What the task asks. Read the records below and copy each line that contains "this".

Input rows.
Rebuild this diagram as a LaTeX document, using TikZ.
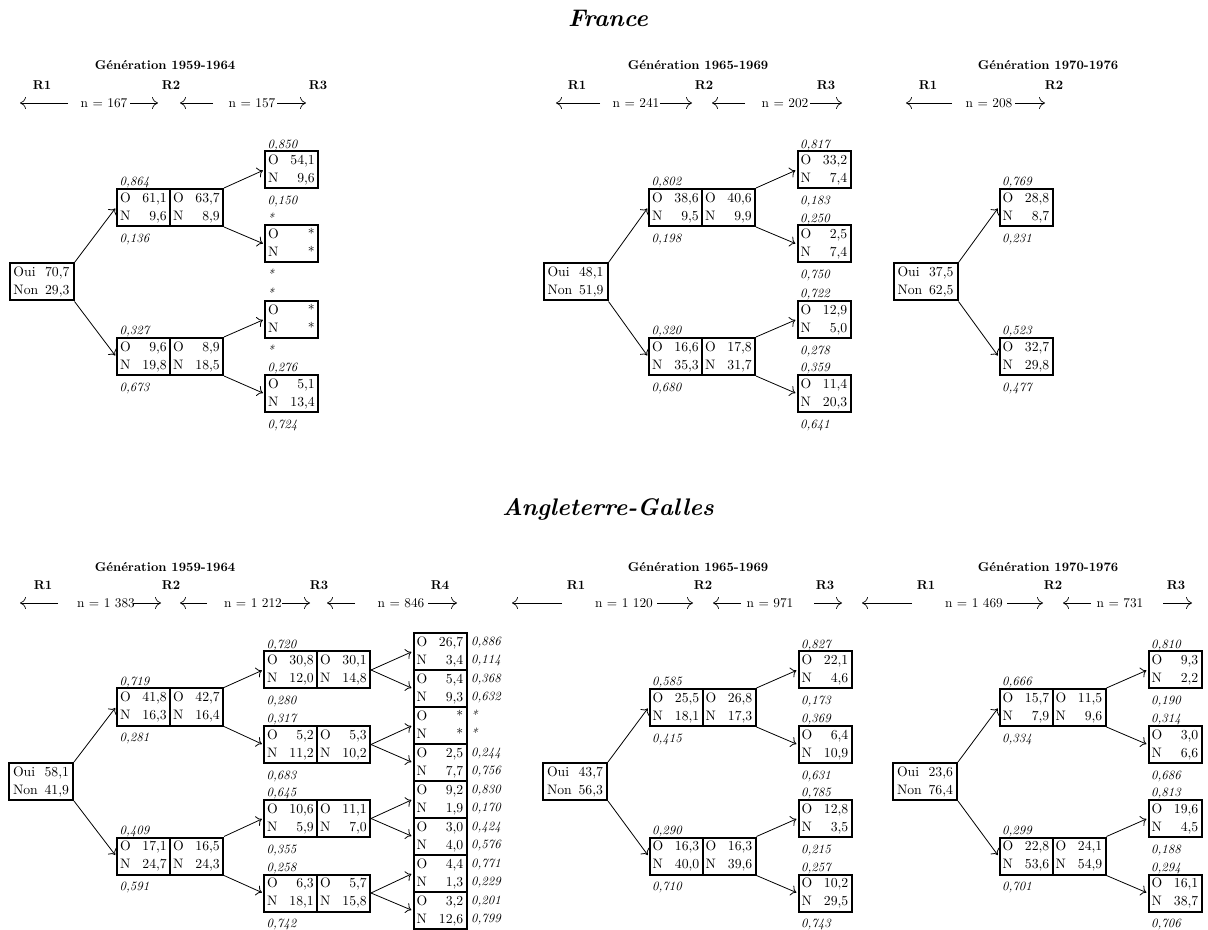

==

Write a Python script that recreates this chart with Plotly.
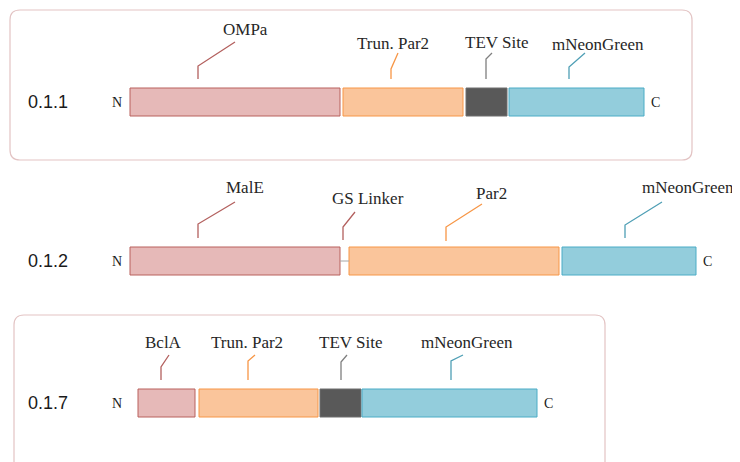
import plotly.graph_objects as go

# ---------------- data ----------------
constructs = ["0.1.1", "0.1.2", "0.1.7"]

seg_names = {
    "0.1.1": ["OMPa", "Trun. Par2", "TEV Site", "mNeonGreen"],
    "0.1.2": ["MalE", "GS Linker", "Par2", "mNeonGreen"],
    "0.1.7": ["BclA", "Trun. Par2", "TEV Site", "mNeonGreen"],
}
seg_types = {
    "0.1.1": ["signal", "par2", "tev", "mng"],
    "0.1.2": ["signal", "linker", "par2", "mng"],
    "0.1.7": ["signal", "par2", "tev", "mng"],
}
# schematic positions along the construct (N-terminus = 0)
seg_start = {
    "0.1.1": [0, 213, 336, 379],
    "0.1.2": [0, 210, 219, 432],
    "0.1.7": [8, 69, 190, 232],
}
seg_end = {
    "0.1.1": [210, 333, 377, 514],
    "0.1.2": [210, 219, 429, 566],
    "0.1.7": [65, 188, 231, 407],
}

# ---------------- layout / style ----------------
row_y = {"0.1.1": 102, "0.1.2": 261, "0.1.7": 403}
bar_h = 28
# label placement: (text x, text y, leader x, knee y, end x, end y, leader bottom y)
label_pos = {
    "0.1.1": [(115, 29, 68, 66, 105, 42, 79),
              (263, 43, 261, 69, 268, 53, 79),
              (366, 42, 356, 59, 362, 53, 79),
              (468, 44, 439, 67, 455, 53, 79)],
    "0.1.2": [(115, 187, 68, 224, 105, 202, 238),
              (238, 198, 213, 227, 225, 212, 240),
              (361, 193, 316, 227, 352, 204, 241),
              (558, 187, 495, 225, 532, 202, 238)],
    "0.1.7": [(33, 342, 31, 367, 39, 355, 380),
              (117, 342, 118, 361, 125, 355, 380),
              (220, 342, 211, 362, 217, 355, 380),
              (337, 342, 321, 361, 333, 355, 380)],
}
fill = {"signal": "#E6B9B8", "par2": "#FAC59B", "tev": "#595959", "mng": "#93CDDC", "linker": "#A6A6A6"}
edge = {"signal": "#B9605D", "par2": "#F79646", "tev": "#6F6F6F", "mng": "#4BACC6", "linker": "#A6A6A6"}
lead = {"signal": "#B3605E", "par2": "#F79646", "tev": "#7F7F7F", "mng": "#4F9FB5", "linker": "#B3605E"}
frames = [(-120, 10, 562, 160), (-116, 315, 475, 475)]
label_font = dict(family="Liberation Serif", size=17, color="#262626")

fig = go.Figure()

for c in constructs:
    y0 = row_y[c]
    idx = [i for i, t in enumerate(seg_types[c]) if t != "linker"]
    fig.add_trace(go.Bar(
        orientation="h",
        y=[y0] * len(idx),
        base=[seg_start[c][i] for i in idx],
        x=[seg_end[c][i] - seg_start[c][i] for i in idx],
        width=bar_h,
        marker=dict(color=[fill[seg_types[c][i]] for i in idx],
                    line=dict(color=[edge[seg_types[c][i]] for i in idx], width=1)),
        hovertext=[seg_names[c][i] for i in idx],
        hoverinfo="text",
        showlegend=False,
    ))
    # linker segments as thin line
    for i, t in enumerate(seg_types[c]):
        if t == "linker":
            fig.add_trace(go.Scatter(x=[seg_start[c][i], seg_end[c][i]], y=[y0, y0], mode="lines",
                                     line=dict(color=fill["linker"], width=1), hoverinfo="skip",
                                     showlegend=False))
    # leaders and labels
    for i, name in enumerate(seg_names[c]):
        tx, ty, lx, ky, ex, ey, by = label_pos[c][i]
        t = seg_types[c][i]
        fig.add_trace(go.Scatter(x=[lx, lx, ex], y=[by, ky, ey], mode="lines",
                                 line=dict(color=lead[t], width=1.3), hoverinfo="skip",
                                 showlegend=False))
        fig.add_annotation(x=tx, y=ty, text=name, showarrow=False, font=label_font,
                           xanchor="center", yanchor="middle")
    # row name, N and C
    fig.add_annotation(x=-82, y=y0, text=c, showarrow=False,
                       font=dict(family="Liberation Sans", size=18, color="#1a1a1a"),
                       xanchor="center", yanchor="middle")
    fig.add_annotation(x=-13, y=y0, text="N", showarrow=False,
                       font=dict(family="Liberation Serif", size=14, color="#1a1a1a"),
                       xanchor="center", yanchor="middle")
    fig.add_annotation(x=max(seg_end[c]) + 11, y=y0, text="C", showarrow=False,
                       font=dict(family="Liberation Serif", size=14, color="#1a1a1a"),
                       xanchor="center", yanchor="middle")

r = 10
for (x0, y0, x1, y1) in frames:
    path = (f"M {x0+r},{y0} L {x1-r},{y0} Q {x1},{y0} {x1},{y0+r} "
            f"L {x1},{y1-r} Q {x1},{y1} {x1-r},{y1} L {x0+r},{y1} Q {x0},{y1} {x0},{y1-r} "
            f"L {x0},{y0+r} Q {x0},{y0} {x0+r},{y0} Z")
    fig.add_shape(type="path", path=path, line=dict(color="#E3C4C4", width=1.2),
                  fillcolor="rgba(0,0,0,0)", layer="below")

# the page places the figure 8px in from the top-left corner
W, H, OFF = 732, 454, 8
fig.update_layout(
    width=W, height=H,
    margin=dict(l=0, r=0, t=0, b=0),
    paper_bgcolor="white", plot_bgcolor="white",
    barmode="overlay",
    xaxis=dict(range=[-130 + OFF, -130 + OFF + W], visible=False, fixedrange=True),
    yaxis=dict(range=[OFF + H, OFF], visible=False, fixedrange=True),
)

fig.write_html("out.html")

Task solution.
Rebuild this diagram as a LaTeX document, using TikZ.
Write a Python script that recreates this chart with Plotly.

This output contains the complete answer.